━━ Data section ━━

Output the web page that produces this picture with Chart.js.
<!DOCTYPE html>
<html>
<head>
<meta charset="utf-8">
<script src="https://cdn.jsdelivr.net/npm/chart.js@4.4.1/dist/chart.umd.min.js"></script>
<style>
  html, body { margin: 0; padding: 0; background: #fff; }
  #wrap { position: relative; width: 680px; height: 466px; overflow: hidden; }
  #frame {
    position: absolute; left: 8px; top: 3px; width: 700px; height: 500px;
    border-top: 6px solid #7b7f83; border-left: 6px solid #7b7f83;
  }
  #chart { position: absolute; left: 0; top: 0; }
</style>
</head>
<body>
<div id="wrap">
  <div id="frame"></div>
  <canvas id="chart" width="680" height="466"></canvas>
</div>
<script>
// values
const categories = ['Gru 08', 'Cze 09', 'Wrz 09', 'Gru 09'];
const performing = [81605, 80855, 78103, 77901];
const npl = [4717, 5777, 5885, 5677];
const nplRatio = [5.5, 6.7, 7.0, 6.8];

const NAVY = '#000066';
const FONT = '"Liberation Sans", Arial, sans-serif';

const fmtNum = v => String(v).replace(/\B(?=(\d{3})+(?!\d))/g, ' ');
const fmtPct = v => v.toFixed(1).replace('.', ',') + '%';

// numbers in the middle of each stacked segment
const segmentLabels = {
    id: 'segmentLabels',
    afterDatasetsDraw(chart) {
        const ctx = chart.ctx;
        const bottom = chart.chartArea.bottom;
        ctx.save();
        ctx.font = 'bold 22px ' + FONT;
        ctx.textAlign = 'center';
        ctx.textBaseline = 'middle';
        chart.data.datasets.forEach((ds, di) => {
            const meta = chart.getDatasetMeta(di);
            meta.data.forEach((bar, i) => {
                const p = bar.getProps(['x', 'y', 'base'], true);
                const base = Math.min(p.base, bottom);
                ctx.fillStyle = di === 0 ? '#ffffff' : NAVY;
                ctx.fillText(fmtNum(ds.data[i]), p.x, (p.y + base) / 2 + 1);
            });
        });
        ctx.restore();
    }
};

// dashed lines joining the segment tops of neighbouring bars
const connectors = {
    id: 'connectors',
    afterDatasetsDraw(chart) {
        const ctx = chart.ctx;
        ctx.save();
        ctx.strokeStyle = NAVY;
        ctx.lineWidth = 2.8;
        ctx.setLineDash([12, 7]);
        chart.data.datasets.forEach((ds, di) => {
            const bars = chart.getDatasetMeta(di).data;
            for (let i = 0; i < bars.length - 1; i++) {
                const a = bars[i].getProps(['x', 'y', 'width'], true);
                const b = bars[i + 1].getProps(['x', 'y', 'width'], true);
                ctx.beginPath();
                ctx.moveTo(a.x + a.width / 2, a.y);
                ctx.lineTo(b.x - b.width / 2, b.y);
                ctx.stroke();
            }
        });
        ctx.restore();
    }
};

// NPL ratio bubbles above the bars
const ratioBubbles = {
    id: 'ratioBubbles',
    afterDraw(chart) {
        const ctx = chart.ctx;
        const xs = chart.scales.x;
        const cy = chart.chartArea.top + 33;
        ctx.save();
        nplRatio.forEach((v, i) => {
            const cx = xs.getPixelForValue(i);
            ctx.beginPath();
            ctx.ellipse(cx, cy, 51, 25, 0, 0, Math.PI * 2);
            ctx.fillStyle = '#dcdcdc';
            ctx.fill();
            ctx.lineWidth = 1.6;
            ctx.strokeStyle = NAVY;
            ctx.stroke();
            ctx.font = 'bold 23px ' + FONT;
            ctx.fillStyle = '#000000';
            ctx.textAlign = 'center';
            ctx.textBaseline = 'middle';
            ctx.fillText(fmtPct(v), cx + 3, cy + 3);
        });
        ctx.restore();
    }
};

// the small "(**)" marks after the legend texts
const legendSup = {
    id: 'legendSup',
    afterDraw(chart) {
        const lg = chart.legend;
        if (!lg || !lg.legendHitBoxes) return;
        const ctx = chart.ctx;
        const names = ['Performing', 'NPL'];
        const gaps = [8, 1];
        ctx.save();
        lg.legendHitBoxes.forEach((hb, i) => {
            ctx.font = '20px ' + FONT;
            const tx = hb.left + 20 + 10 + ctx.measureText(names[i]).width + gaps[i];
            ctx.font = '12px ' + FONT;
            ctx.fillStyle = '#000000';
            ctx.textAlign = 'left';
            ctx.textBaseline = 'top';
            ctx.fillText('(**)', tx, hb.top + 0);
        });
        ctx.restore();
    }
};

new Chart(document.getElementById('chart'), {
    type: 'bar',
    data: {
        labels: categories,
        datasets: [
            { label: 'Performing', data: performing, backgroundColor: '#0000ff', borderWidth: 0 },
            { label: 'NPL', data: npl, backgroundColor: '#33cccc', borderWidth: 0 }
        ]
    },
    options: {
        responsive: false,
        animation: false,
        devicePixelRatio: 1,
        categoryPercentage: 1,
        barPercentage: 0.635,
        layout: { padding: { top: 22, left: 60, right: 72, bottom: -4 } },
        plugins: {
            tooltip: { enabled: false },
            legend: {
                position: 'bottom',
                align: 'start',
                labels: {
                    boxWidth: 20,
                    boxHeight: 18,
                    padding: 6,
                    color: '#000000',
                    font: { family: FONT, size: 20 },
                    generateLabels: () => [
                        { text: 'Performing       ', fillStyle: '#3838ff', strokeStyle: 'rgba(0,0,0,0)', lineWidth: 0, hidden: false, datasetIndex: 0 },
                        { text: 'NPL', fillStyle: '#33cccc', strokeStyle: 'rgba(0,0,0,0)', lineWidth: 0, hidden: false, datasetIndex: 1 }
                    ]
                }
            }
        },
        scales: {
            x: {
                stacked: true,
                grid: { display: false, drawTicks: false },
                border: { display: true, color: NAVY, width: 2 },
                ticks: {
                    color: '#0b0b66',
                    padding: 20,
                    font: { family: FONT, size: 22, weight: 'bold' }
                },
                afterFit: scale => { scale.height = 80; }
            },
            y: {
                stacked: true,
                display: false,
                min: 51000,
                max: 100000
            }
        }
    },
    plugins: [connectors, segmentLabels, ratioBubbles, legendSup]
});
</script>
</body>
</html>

━━━

> **What is needed**
All lines from the beginning of the material above through the one with "const nplRatio = [5.5, 6.7, 7.0, 6.8];" need to be returned exactly; please return those and only those.

> **Completed exercise**
Output the web page that produces this picture with Chart.js.
<!DOCTYPE html>
<html>
<head>
<meta charset="utf-8">
<script src="https://cdn.jsdelivr.net/npm/chart.js@4.4.1/dist/chart.umd.min.js"></script>
<style>
  html, body { margin: 0; padding: 0; background: #fff; }
  #wrap { position: relative; width: 680px; height: 466px; overflow: hidden; }
  #frame {
    position: absolute; left: 8px; top: 3px; width: 700px; height: 500px;
    border-top: 6px solid #7b7f83; border-left: 6px solid #7b7f83;
  }
  #chart { position: absolute; left: 0; top: 0; }
</style>
</head>
<body>
<div id="wrap">
  <div id="frame"></div>
  <canvas id="chart" width="680" height="466"></canvas>
</div>
<script>
// values
const categories = ['Gru 08', 'Cze 09', 'Wrz 09', 'Gru 09'];
const performing = [81605, 80855, 78103, 77901];
const npl = [4717, 5777, 5885, 5677];
const nplRatio = [5.5, 6.7, 7.0, 6.8];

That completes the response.